Anti-Competitive Practices

  • Banking The FCC imposed a fine on Banque Nationale de Paris for failure to notify the acquisition of Paribas. The FCC confirmed that the amount of fines depends on the market power of the undertakings concerned (determined according to their annual turnover in Switzerland), the degree of restriction on competition and the risk of elimination of competition.
  • Billposting On May 7, 2001, the FCC cleared the acquisition by the French Group JC Decaux of a 30% stake in Affichage Holding SA, the leader in the billposting market in Switzerland. The investigation showed that other major companies (such as TDI Worldwide, Wall AG or Ströer) were active on the Swiss market and that the existence of other advertising media provided for sufficient competition.
  • Books On May 21, 2001, the Appeals Commission confirmed two decisions of the FCC (against the Swiss Association of Booksellers and Publishers and against the Börsenverein des Deutschen Buchhandels) prohibiting the retail price maintenance system applied in the German-language book industry in Switzerland. The Appeals Commission considered that this retail price system amounted to horizontal agreements indirectly fixing prices and was therefore presumed to eliminate effective competition. The Appeals Commission further held that remaining competition was not sufficient to rebut the presumption of elimination of competition.
  • Dental Supplies The FCC closed its investigation against Kaladent AG, a Swiss company active in the dental supplies market, for potential abuse of dominant position. The FCC considered that Kaladent AG held no dominant position.
  • Driving Schools Ruling on an appeal brought by the Fribourg Association of Driving Schools against FCC's decision of May 8, 2000, the Appeals Commission confirmed that the prices recommended by the Association amounted to an unlawful agreement under the Competition Act.

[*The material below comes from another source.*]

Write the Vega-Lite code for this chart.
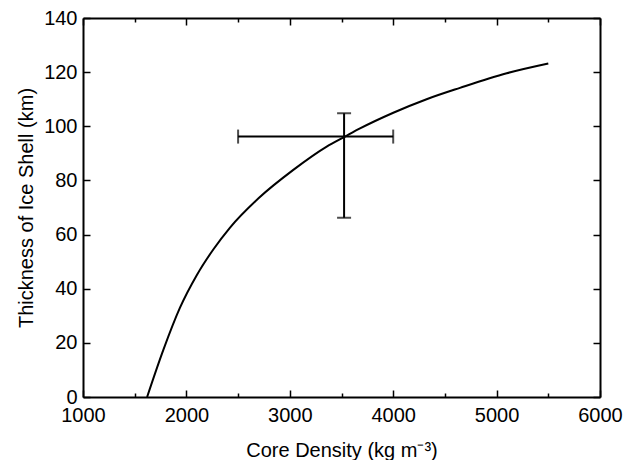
{
  "$schema": "https://vega.github.io/schema/vega-lite/v6.json",
  "autosize": "none",
  "width": 517,
  "height": 379,
  "padding": {"left": 83, "top": 18, "right": 35, "bottom": 63},
  "background": "white",
  "config": {
    "view": {"stroke": null},
    "font": "Liberation Sans",
    "axis": {
      "domainColor": "black", "domainWidth": 2, "tickColor": "black", "tickWidth": 1.5,
      "labelColor": "black", "titleColor": "black", "labelFont": "Liberation Sans", "titleFont": "Liberation Sans",
      "labelFontSize": 20, "titleFontSize": 20, "titleFontWeight": "normal", "grid": false,
      "labelFlush": false, "labelOverlap": false
    }
  },
  "datasets": {
    "curve": [
      {"density": 1620, "thickness": 0},
      {"density": 1777, "thickness": 17.4},
      {"density": 1938, "thickness": 33.0},
      {"density": 2100, "thickness": 45},
      {"density": 2260, "thickness": 54.5},
      {"density": 2422, "thickness": 62.6},
      {"density": 2700, "thickness": 73.5},
      {"density": 3034, "thickness": 83.9},
      {"density": 3357, "thickness": 92.5},
      {"density": 3534, "thickness": 96.2},
      {"density": 3679, "thickness": 99.2},
      {"density": 4001, "thickness": 105.0},
      {"density": 4323, "thickness": 110.0},
      {"density": 4646, "thickness": 114.2},
      {"density": 5098, "thickness": 119.6},
      {"density": 5500, "thickness": 123.2}
    ],
    "obs": [
      {"density": 3525, "thickness": 96.2, "dlow": 2500, "dhigh": 4000, "tlow": 66.2, "thigh": 104.8}
    ]
  },
  "layer": [
    {
      "data": {"name": "curve"},
      "mark": {"type": "line", "color": "black", "strokeWidth": 2, "interpolate": "monotone", "clip": true},
      "encoding": {
        "x": {"field": "density", "type": "quantitative", "scale": {"domain": [1000, 6000], "nice": false, "zero": false},
          "axis": {"orient": "bottom", "title": "Core Density (kg m⁻³)", "values": [1000,1500,2000,2500,3000,3500,4000,4500,5000,5500,6000],
            "format": "d", "labelExpr": "datum.value % 1000 === 0 ? datum.label : ''",
            "tickSize": {"condition": {"test": "datum.value % 1000 === 0", "value": -7}, "value": -4},
            "labelPadding": 15, "titlePadding": 12}},
        "y": {"field": "thickness", "type": "quantitative", "scale": {"domain": [0, 140], "nice": false},
          "axis": {"orient": "left", "title": "Thickness of Ice Shell (km)", "values": [0,20,40,60,80,100,120,140],
            "tickSize": -7, "labelPadding": 13, "titlePadding": 7}}
      }
    },
    {
      "data": {"name": "obs"},
      "mark": {"type": "rule", "color": "black", "strokeWidth": 2},
      "encoding": {
        "x": {"field": "dlow", "type": "quantitative",
          "axis": {"orient": "top", "title": null, "labels": false, "values": [1000,1500,2000,2500,3000,3500,4000,4500,5000,5500,6000],
            "tickSize": {"condition": {"test": "datum.value % 1000 === 0", "value": -7}, "value": -4}}},
        "x2": {"field": "dhigh"},
        "y": {"field": "thickness", "type": "quantitative",
          "axis": {"orient": "right", "title": null, "labels": false, "values": [0,20,40,60,80,100,120,140], "tickSize": -7}}
      }
    },
    {
      "data": {"name": "obs"},
      "mark": {"type": "rule", "color": "black", "strokeWidth": 2},
      "encoding": {
        "x": {"field": "density", "type": "quantitative", "axis": null},
        "y": {"field": "tlow", "type": "quantitative", "axis": null},
        "y2": {"field": "thigh"}
      }
    },
    {
      "data": {"name": "obs"},
      "transform": [{"fold": ["dlow", "dhigh"], "as": ["end", "dval"]}],
      "mark": {"type": "tick", "orient": "vertical", "color": "black", "thickness": 2, "size": 14},
      "encoding": {
        "x": {"field": "dval", "type": "quantitative", "axis": null},
        "y": {"field": "thickness", "type": "quantitative", "axis": null}
      }
    },
    {
      "data": {"name": "obs"},
      "transform": [{"fold": ["tlow", "thigh"], "as": ["end", "tval"]}],
      "mark": {"type": "tick", "orient": "horizontal", "color": "black", "thickness": 2, "size": 14},
      "encoding": {
        "x": {"field": "density", "type": "quantitative", "axis": null},
        "y": {"field": "tval", "type": "quantitative", "axis": null}
      }
    }
  ],
  "resolve": {"axis": {"x": "independent", "y": "independent"}}
}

  • Motor Vehicle Insurance On June 27, 2001, the FCC closed its investigation against insurance companies in the area of civil liability insurance for motor cars in connection with premium increases. No indication of unlawful agreement on premium increases was found.

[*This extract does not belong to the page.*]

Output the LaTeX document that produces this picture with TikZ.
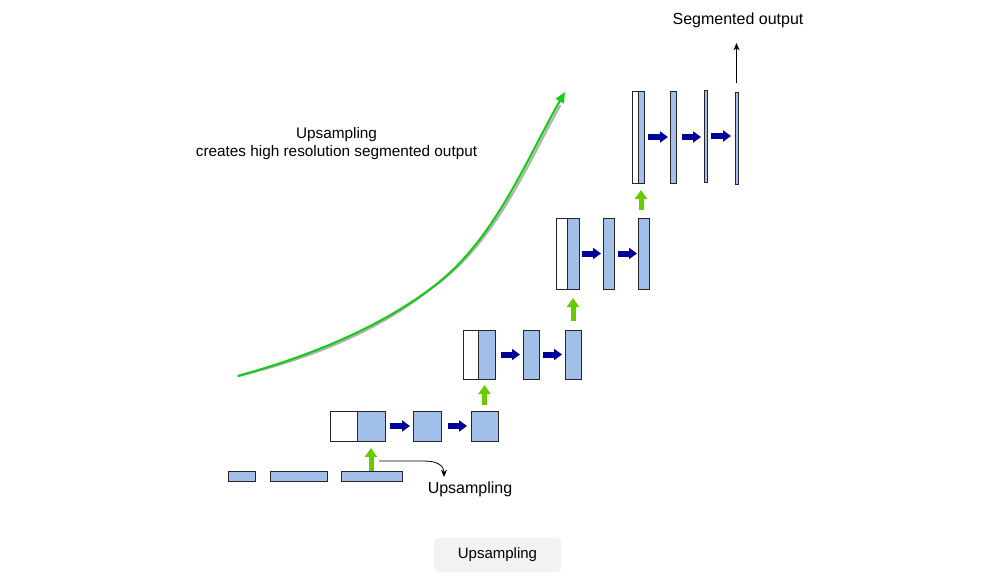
\documentclass[tikz,border=0pt]{standalone}
\usepackage{fontspec}
\setmainfont{Liberation Sans}
\usetikzlibrary{arrows.meta,fit,shadows}
\definecolor{boxblue}{HTML}{A2BFE9}
\definecolor{navyarrow}{HTML}{000099}
\definecolor{upgreen}{HTML}{66CC00}
\definecolor{curvegreen}{HTML}{1BC91B}
\definecolor{btngray}{HTML}{F2F2F2}
\begin{document}
\begin{tikzpicture}[x=0.75pt,y=-0.75pt,
  fmap/.style={draw=black!85, line width=0.75pt, inner sep=0pt, outer sep=0pt,
    drop shadow={shadow xshift=1pt, shadow yshift=-1pt, opacity=0.3}},
  bluemap/.style={fmap, fill=boxblue},
  whitemap/.style={fmap, fill=white},
  barrow/.style={navyarrow, line width=4.5pt, -{Triangle[length=6pt,width=8.25pt]}},
  garrow/.style={upgreen, line width=3.75pt, -{Triangle[length=6.75pt,width=9pt]}},
  karrow/.style={black, line width=0.6pt, -{Stealth[length=5.5pt,width=4.5pt]}},
  lbl/.style={font=\fontsize{12}{14.4}\selectfont, inner sep=0pt}]
\useasboundingbox (0,0) rectangle (983,576);
\fill[white] (0,0) rectangle (983,576);

% bottom row
\node[bluemap, fit={(228,471) (255,481)}] (r1) {};
\node[bluemap, fit={(270,471) (327,481)}] (r2) {};
\node[bluemap, fit={(341,471) (402,481)}] (r3) {};

% level 1
\node[whitemap, fit={(330,411) (357,441)}] (w1) {};
\node[bluemap, fit={(357,411) (385,441)}] (b1) {};
\node[bluemap, fit={(413,411) (441,441)}] (c1) {};
\node[bluemap, fit={(471,411) (498,441)}] (d1) {};

% level 2
\node[whitemap, fit={(463,330) (478,379)}] (w2) {};
\node[bluemap, fit={(478,330) (495,379)}] (b2) {};
\node[bluemap, fit={(523,330) (539,379)}] (c2) {};
\node[bluemap, fit={(565,330) (581,379)}] (d2) {};

% level 3
\node[whitemap, fit={(556,218) (567,289)}] (w3) {};
\node[bluemap, fit={(567,218) (579,289)}] (b3) {};
\node[bluemap, fit={(603,218) (614,289)}] (c3) {};
\node[bluemap, fit={(638,218) (649,289)}] (d3) {};

% level 4
\node[whitemap, fit={(632,91) (638,183)}] (w4) {};
\node[bluemap, fit={(638,91) (644,183)}] (b4) {};
\node[bluemap, fit={(670,91) (676,183)}] (c4) {};
\node[bluemap, fit={(704,90) (707,182)}] (d4) {};
\node[bluemap, fit={(735,92) (738,184)}] (e4) {};

% blue arrows
\draw[barrow, shorten <=3.75pt, shorten >=2.25pt] (b1.east) -- (b1.east -| c1.west);
\draw[barrow, shorten <=5.25pt, shorten >=3pt] (c1.east) -- (c1.east -| d1.west);
\draw[barrow, shorten <=4.5pt, shorten >=2.25pt] (b2.east) -- (b2.east -| c2.west);
\draw[barrow, shorten <=3pt, shorten >=2.25pt] (c2.east) -- (c2.east -| d2.west);
\draw[barrow, shorten <=2.25pt, shorten >=1.5pt] (b3.east) -- (b3.east -| c3.west);
\draw[barrow, shorten <=3pt, shorten >=0.75pt] (c3.east) -- (c3.east -| d3.west);
\draw[barrow, shorten <=3pt, shorten >=1.5pt] (b4.east) -- (b4.east -| c4.west);
\draw[barrow, shorten <=4.5pt, shorten >=2.25pt] (c4.east) -- (c4.east -| d4.west);
\draw[barrow, shorten <=3pt, shorten >=3pt] (d4.east) -- (d4.east -| e4.west);

% green up arrows
\draw[garrow, shorten >=5.25pt] (r3.north -| b1.south) -- (b1.south);
\draw[garrow, shorten <=4.5pt, shorten >=4.5pt] (d1.north) -- (d1.north |- b2.south);
\draw[garrow, shorten <=6.75pt, shorten >=6.75pt] (d2.north) -- (d2.north |- b3.south);
\draw[garrow, shorten <=6pt, shorten >=5.25pt] (d3.north -| b4.south) -- (b4.south);

% output arrow
\node[lbl] (segout) at (738,20) {Segmented output};
\draw[karrow, shorten <=6.75pt] (e4.north) -- (e4.north |- 0,43);

% small curved arrow
\coordinate (cstart) at (379,461);
\coordinate (cend) at (444,477);
\draw[karrow] (cstart) -- (424,461) .. controls (438,461) and (444,466) .. (cend);
\node[lbl] (uplbl) at (470,489) {Upsampling};

% big green curve with shadow
\coordinate (gstart) at (238,376);
\coordinate (gmid) at (433,287);
\coordinate (gend) at (565,92);
\draw[gray!60, line width=1.6pt, line cap=round, shift={(2,2)}]
  (gstart) .. controls (306,357) and (376,330) .. (gmid)
  .. controls (495,240) and (526,160) .. (558,104);
\draw[curvegreen, line width=1.6pt, -{Triangle[length=8pt,width=7pt]}]
  (gstart) .. controls (306,357) and (376,330) .. (gmid)
  .. controls (495,240) and (526,160) .. (gend);

% heading text
\node[lbl, align=center, font=\fontsize{11.5}{13.5}\selectfont] (heading) at (336.5,144) {Upsampling\\creates high resolution segmented output};

% bottom button
\node[fill=btngray, rounded corners=3pt, minimum width=95.25pt, minimum height=25.5pt, inner sep=0pt,
  font=\fontsize{11.25}{13.5}\selectfont] (btn) at (497.5,555) {Upsampling};
\end{tikzpicture}
\end{document}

  • Weather Forecasts The Swiss Supreme Court overruled the FCC's decision of September 6, 1999, against the Swiss Institute for Weather Forecast (SIWF). The FCC found that SIWF had abused its dominant position by selling data to a private entity for twice the price charged to a state-owned entity. As prices were fixed by the government, the Supreme Court held that decisions regarding prices were not caught by the Competition Act (Art. 3 of the Competition Act). The Supreme Court, reminding that the Competition Act remains applicable to state-owned entities which have commercial, private activities, suggested that the Competition Act would be applicable to MétéoSuisse, the entity which will replace SIWF pursuant to the new applicable regulations, including with respect to prices which would be freely fixed by MétéoSuisse.